É difícil de imaginar o cenário, nomeadamente no contexto de países democráticos e alinhados com a trajetória que o direito internacional fez ao longo do século XX. Mas é um cenário real: desde dia 7 de outubro de 2023, data do infame ataque do Hamas sobre pessoas indefesas em Israel, que o secretário-geral da ONU, António Guterres, tenta falar com o primeiro-ministro israelita, Benjamim Netanyahu sem sucesso.  São mais de quatro meses que decorreram sob um cenário de catástrofe humanitária - e Netanyahu continua sem atender o telefone.

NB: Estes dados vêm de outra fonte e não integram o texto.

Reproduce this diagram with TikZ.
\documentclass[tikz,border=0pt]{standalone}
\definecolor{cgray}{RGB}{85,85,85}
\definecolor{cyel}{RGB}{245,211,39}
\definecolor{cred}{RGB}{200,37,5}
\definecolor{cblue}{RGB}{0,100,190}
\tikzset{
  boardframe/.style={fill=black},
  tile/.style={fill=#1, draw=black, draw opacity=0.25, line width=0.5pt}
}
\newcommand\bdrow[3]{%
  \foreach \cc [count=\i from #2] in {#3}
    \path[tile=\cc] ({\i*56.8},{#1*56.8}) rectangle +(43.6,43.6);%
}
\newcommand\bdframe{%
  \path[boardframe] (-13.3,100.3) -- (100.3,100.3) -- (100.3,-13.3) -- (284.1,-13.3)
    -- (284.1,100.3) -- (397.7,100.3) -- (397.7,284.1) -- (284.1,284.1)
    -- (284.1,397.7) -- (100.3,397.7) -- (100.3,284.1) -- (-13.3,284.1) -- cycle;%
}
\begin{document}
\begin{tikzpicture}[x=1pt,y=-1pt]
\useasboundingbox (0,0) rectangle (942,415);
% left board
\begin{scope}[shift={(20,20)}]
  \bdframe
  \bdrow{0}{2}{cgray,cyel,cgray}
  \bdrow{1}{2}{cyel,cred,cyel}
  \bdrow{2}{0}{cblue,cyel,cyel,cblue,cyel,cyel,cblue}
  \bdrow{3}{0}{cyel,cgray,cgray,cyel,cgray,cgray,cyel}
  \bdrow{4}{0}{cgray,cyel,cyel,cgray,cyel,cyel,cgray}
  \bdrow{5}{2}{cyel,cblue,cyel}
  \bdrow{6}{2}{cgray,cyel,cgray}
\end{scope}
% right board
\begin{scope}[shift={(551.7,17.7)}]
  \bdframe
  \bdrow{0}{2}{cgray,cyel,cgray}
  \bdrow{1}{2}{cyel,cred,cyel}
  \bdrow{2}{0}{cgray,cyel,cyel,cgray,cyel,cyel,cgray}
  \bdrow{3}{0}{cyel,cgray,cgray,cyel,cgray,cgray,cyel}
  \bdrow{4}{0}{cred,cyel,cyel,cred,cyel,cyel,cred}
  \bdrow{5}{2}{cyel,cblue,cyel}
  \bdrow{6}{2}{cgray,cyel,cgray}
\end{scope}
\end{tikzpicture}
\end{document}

Tudo isto é especialmente grave quando se sabe que Israel está a planear um ataque a Rafah, no sul da Faixa de Gaza e junto à fronteira com o Egito, contra todas as posições manifestadas por aliados e organizações internacionais, alarmadas com potenciais consequências humanitárias.

Em Rafah, aos cerca de 200 mil habitantes que residiam na cidade, juntaram-se mais de 1,3 milhões de deslocados vindos no centro e norte do enclave palestiniano, na sequência dos numerosos ataques do exército israelita contra posições do Hamas tanto em Gaza (norte) como em Khan Yunis (centro/sul), iniciados em 7 de outubro de 2023.

António Guterres foi, mais uma vez, claro sobre as consequências humanitárias do que se vive em Gaza.

“Há um colapso na ordem pública. Ao mesmo tempo, temos restrições impostas por Israel que não melhoram e limitam a distribuição humanitária. Por outro lado, os mecanismos de resolução de conflitos para proteger a prestação de ajuda humanitária em relação às operações humanitárias não são eficazes”, afirmou hoje.

Guterres disse mais. No debate de alto nível do Conselho de Segurança da ONU para abordar o impacto das alterações climáticas e da insegurança alimentar na manutenção da paz e segurança internacionais, não deixar de apontar que “em Gaza, ninguém tem o que comer. Das 700 mil pessoas mais famintas do mundo, quatro em cada cinco habitam aquela pequena faixa de terra”, frisou.

O atual cenário configura uma espécie de Israel contra todos. Não serão exatamente todos, já que a política internacional tem sempre ângulos mortos que custa percerber. Mas, neste momento, Netanyahu, o homem que não atende o telefone a Guterres tem a UE, a ONU, os Estados Unidos e até a China a dizer: "Não faças isso". E ainda assim, numa Gaza destruída, faminta e sem qualquer vislumbre de ordem, o tempo é de vésperas sob  a ameaça do ataque a Rafah.

Os conflitos prolongados no tempo, seja na Ucrânia ou em Gaza, tendem a gerar uma espécie de anestesia na opinião pública mundial. Os ciclos infernais de notícias contribuem para isso mesmo. Talvez por isso mesmo valha a pena usar outras fontes. O livro "Um dia na vida da Abed Salama", de Nathan Thrall, pode fazer alguma coisa sobre todos aqueles que sentem anestesiados.

Nathan Thrall é um jornalista, analista e ensaísta norte-americano a viver em Jerusalém. É colaborador, entre outras publicações, do The New York Times Magazine, da The New York Review of Books e da London Review of Books. Dirigiu durante uma década o Projeto Árabe-Israelita do International Crisis Group, uma organização independente dedicada à prevenção de conflitos.

O livro que escreveu é uma não-ficção, o que significa que tudo o que relata aconteceu mesmo. O resumo é este.

"Milad Salama tem cinco anos. Está entusiasmado com a viagem escolar a um parque temático nos arredores de Jerusalém. O autocarro, porém, não chega ao destino. Ao saber do acidente, Abed, pai de Milad, inicia uma via-sacra em busca do filho desaparecido. As crianças acidentadas foram levadas para diferentes hospitais de Jerusalém e da Cisjordânia. Abed, em desespero, vê-se confrontado com um labirinto de obstáculos físicos, emocionais e burocráticos. É palestiniano e está do lado errado do muro que separa dois povos vizinhos e inimigos."

Depois de ler é difícil que a anestesia permaneça.